Kim, B., Yoon, S., Nakajima, R., Lee, H. J., Lim, H. J., Lee, Y.-K., … Baik, J.-H. (2018). Dopamine D2 receptor-mediated circuit from the central amygdala to the bed nucleus of the stria terminalis regulates impulsive behavior. Proceedings of the National Academy of Sciences, 115(45), E10730–E10739. doi:10.1073/pnas.1811664115
Abstract:
Impulsivity is closely associated with addictive disorders, and changes in the brain dopamine system have been proposed to affect impulse control in reward-related behaviors. However, the central neural pathways through which the dopamine system controls impulsive behavior are still unclear. We found that the absence of the D2 dopamine receptor (D2R) increased impulsive behavior in mice, whereas restoration of D2R expression specifically in the central amygdala (CeA) of D2R knockout mice (Drd2−/−)normalized their enhanced impulsivity. Inhibitory synaptic output from D2R-expressing neurons in the CeA underlies modulation of impulsive behavior because optogenetic activation of D2R-positive inhibitory neurons that project from the CeA to the bed nucleus of the stria terminalis (BNST) attenuate such behavior. Our identification of the key contribution of D2R-expressing neurons in the CeA → BNST circuit to the control of impulsive behavior reveals a pathway that could serve as a target for approaches to the management of neuropsychiatric disorders associated with impulsivity.
License type:
Attribution-NonCommercial-NoDerivatives 4.0 International (CC BY-NC-ND 4.0)
Funding Info:
We thank the staff of the Gyerim Experimental Animal Resource Center for animal care and technical assistance; Joon-Hyun Paik (Duke University) for technical assistance; Dr. Akihiro Yamanaka (Department of Neuroscience II, Research Institute of Environmental Medicine, Nagoya University, Japan) for help with the optogenetic behavioral analysis; and Byeong Jun Kang and Dr. Bok Soon Go (Korea University) for help and discussion.

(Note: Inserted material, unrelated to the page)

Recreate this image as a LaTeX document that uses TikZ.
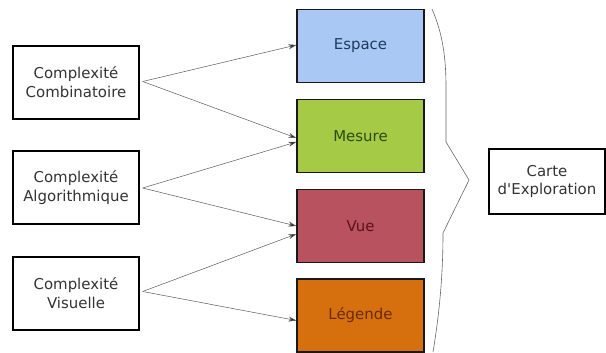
\documentclass[tikz,border=0pt]{standalone}
\usepackage{fontspec}
\setmainfont{DejaVu Sans}[Ligatures=TeXOff]
\usetikzlibrary{arrows.meta}
\definecolor{espfill}{HTML}{A9C8F3}
\definecolor{esptext}{HTML}{1E3A5F}
\definecolor{mesfill}{HTML}{A5CB46}
\definecolor{mestext}{HTML}{2A4A12}
\definecolor{vuefill}{HTML}{B8525E}
\definecolor{vuetext}{HTML}{5A1419}
\definecolor{legfill}{HTML}{D6700F}
\definecolor{legtext}{HTML}{6A2A08}
\tikzset{
  txt/.style={font=\fontsize{15}{19}\selectfont, align=center},
  whitebox/.style={txt, draw=black, line width=1.3bp, fill=white, text=black!80,
    inner sep=0pt},
  colbox/.style={txt, draw=black!90, line width=1.3bp, inner sep=0pt,
    minimum width=127bp, minimum height=73bp},
  link/.style={draw=black!65, line width=0.5bp,
    -{Stealth[length=8bp,width=5bp,fill=black!85]}},
  bracepath/.style={draw=black!60, line width=0.6bp}
}
\begin{document}
\begin{tikzpicture}[x=1bp,y=1bp]
  \useasboundingbox (0,0) rectangle (606,352);

  % source factors
  \node[whitebox, minimum width=126bp, minimum height=73bp] (comb) at (76,269.5)
    {Complexité\\Combinatoire};
  \node[whitebox, minimum width=126bp, minimum height=73bp] (algo) at (76,164.5)
    {Complexité\\Algorithmique};
  \node[whitebox, minimum width=126bp, minimum height=73bp] (visu) at (76,58.5)
    {Complexité\\Visuelle};

  % components
  \node[colbox, fill=espfill, text=esptext] (esp) at (360.5,306) {Espace};
  \node[colbox, fill=mesfill, text=mestext] (mes) at (360.5,216) {Mesure};
  \node[colbox, fill=vuefill, text=vuetext] (vue) at (360.5,126) {Vue};
  \node[colbox, fill=legfill, text=legtext] (leg) at (360.5,36.5) {Légende};

  % result
  \node[whitebox, minimum width=116bp, minimum height=65bp] (carte) at (547,170.5)
    {Carte\\d'Exploration};

  % influences
  \draw[link] ([xshift=3bp,yshift=1bp]comb.east) -- ([yshift=1bp]esp.west);
  \draw[link] ([xshift=3bp,yshift=1bp]comb.east) -- ([yshift=-2bp]mes.west);
  \draw[link] ([xshift=3bp,yshift=-0.5bp]algo.east) -- ([yshift=-6bp]mes.west);
  \draw[link] ([xshift=3bp,yshift=-0.5bp]algo.east) -- ([yshift=0bp]vue.west);
  \draw[link] ([xshift=3bp,yshift=2bp]visu.east) -- ([yshift=-8bp]vue.west);
  \draw[link] ([xshift=3bp,yshift=2bp]visu.east) -- ([yshift=-5bp]leg.west);

  % brace grouping the components
  \coordinate (tip) at (469,172);
  \draw[bracepath] (432,343) .. controls (441,322) and (446,300) .. (446,265)
    -- (446,210) -- (tip) -- (443,119)
    .. controls (443,70) and (438,30) .. (433,0);
\end{tikzpicture}
\end{document}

The construct pAAV-EF1a-DIO-hChR2(H134R)-EYFP-WPRE was generously provided by Dr. Karl Deisseroth (Stanford University). This work was supported by Brain Research Program Grant 2013M3C7A1056101; Bio & Medical Technology Development Program Grants 2013M3A9D5072550 and 2016M3A9D5A01952412; Mid-Career Researcher Program Grants 2014R1A2A2A01003337 and NRF-2017R1A2B4008875; Science Research Center Grant 2015R1A5A1009024; a Korea University (KU) Future Research Grant (to J.-H.B.); World Class Institute Program Grant WCI 2009-003 of the National Research Foundation of Korea funded by the Ministry of Science, Information and Communication Technology, and Future Planning of the Republic of Korea; and Singapore Ministry of Education Grant MOE2015-T2-2-095.